Namun, dinamika tersebut turut menghadirkan persoalan baru. Akses informasi yang mudah memunculkan figur-figur otoritas instan yang tidak memiliki legitimasi ilmiah, tetapi mendapatkan pengaruh besar melalui popularitas di media sosial. Akibatnya, terjadi polarisasi pemikiran, perdebatan emosional, serta penyebaran pandangan ekstrem yang mengabaikan tradisi ilmiah mazhab. Kondisi ini memperlihatkan pentingnya literasi keagamaan digital, yaitu kemampuan untuk membedakan sumber yang sahih dari yang menyesatkan, memahami metodologi mazhab, serta menjaga etika dalam diskusi keagamaan.
Identitas Muslim di era digital pun mengalami pergeseran bentuk. Identitas tersebut tidak lagi identik dengan satu kelompok atau praktik tertentu, melainkan berkembang menjadi identitas yang lebih hybrid. Umat Islam memadukan tradisi lokal, pendapat lintas mazhab, dan pemahaman berbasis data digital. Di satu sisi, hal ini memperkuat kesadaran bahwa Islam memiliki kekayaan intelektual yang luas. Di sisi lain, hal tersebut menuntut kedewasaan untuk memahami bahwa keragaman mazhab merupakan rahmat, bukan sumber konflik.

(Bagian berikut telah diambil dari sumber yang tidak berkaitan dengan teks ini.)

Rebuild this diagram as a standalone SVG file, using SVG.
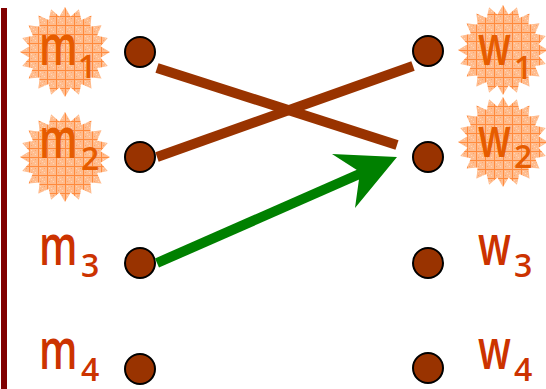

Untuk menghadapi perubahan besar ini, lembaga keagamaan, akademisi, dan para dai dituntut untuk beradaptasi. Konten keagamaan yang otoritatif harus disajikan dengan bahasa yang lebih komunikatif, akurat, dan relevan dengan persoalan kehidupan kontemporer. Selain itu, proses edukasi masyarakat mengenai metodologi mazhab perlu diperkuat agar ruang digital menjadi sarana pembelajaran, bukan medan pertentangan.
Era digital pada akhirnya bukan ancaman bagi mazhab maupun identitas Muslim, selama diiringi literasi, bimbingan ilmiah, dan sikap kritis. Justru melalui pemanfaatan ruang digital yang cerdas, umat Islam dapat membangun identitas keagamaan yang lebih inklusif, matang, dan responsif terhadap perubahan zaman.